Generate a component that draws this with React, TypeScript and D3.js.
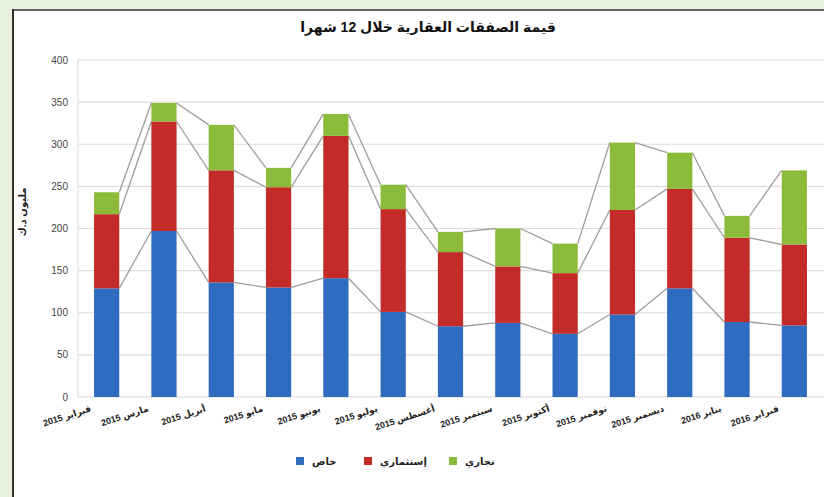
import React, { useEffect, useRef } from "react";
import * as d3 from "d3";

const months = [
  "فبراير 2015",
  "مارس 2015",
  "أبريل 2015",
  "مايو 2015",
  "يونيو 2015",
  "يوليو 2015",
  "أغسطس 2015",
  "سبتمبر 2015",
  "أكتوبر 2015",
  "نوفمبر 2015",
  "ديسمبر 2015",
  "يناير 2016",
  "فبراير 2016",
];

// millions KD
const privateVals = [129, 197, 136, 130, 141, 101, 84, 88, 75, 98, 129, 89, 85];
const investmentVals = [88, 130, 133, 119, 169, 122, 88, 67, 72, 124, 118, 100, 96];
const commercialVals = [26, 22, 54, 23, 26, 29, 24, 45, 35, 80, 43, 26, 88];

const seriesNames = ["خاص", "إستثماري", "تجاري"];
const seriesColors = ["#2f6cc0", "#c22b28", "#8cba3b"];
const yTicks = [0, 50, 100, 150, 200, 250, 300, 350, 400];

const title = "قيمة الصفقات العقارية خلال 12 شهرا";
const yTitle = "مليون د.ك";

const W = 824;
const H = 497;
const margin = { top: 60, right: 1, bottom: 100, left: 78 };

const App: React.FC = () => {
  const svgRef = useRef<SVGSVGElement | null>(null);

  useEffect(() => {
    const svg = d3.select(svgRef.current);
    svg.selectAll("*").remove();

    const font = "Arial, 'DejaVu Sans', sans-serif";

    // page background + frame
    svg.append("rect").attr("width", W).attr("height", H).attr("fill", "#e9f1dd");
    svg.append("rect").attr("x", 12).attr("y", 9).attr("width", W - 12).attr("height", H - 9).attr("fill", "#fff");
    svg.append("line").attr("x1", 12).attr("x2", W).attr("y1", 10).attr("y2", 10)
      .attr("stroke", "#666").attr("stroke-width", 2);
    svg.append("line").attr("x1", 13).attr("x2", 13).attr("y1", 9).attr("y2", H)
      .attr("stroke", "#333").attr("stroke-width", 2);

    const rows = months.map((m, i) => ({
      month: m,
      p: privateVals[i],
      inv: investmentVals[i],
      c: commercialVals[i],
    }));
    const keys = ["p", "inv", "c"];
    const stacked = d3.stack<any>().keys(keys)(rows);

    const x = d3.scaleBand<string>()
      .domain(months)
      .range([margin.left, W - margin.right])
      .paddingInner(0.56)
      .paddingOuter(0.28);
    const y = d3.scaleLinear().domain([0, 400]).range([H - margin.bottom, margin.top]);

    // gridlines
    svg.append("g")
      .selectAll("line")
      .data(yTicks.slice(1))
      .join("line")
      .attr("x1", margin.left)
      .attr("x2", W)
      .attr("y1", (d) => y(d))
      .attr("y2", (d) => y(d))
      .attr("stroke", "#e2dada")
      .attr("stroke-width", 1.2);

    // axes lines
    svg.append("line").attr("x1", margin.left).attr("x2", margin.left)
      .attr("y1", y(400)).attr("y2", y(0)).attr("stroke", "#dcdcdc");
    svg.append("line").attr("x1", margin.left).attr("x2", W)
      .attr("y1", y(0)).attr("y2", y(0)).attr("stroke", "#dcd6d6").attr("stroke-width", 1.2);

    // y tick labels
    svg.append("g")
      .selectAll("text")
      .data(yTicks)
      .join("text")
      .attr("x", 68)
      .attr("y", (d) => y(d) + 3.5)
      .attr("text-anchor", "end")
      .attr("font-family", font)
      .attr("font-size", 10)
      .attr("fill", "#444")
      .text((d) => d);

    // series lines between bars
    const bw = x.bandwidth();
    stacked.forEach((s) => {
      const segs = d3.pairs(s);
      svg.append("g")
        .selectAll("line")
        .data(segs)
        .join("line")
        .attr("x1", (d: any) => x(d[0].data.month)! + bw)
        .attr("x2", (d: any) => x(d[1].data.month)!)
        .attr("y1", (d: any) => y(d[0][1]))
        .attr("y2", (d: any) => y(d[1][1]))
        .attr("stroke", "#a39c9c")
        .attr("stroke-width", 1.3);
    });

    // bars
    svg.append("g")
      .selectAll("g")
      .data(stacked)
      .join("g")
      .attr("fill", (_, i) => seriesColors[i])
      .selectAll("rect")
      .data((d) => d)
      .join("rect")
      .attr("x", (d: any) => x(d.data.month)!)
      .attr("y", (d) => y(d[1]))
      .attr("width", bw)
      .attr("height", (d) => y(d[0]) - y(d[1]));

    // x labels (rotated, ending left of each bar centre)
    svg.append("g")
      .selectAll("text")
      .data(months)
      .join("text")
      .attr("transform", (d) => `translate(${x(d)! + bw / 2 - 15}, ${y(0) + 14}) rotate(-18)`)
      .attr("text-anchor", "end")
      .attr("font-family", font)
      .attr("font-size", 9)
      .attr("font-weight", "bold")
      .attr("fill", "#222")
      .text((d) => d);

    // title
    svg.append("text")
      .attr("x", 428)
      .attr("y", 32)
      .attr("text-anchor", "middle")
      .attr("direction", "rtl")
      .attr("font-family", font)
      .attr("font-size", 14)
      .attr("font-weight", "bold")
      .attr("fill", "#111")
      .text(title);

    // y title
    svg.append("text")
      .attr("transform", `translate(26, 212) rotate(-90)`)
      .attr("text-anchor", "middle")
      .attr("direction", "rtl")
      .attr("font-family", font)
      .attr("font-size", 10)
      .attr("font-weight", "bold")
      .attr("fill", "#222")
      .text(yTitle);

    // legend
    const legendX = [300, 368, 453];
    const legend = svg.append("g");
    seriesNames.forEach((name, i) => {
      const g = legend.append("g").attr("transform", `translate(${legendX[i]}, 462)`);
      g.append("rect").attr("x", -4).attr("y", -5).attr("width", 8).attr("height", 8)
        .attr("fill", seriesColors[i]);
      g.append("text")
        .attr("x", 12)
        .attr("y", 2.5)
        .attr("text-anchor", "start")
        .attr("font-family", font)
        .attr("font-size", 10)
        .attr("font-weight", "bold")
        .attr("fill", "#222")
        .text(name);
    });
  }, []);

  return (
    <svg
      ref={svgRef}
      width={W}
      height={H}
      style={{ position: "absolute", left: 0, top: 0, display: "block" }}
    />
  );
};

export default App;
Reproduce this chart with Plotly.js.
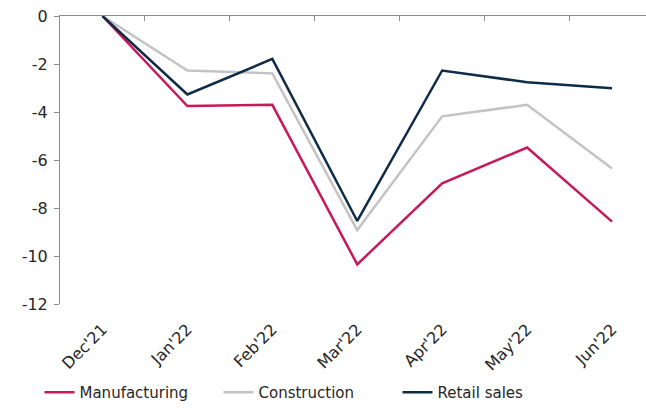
::::::::
YOUR INSTRUCTIONS: Reproduce the records word for word, please, from their first line up to and including the line that contains "import * as", but no pictures.

RESPONSE TO THIS TASK:
Generate a component that draws this with React, TypeScript and D3.js.
import React, { useEffect, useRef } from "react";
import * as d3 from "d3";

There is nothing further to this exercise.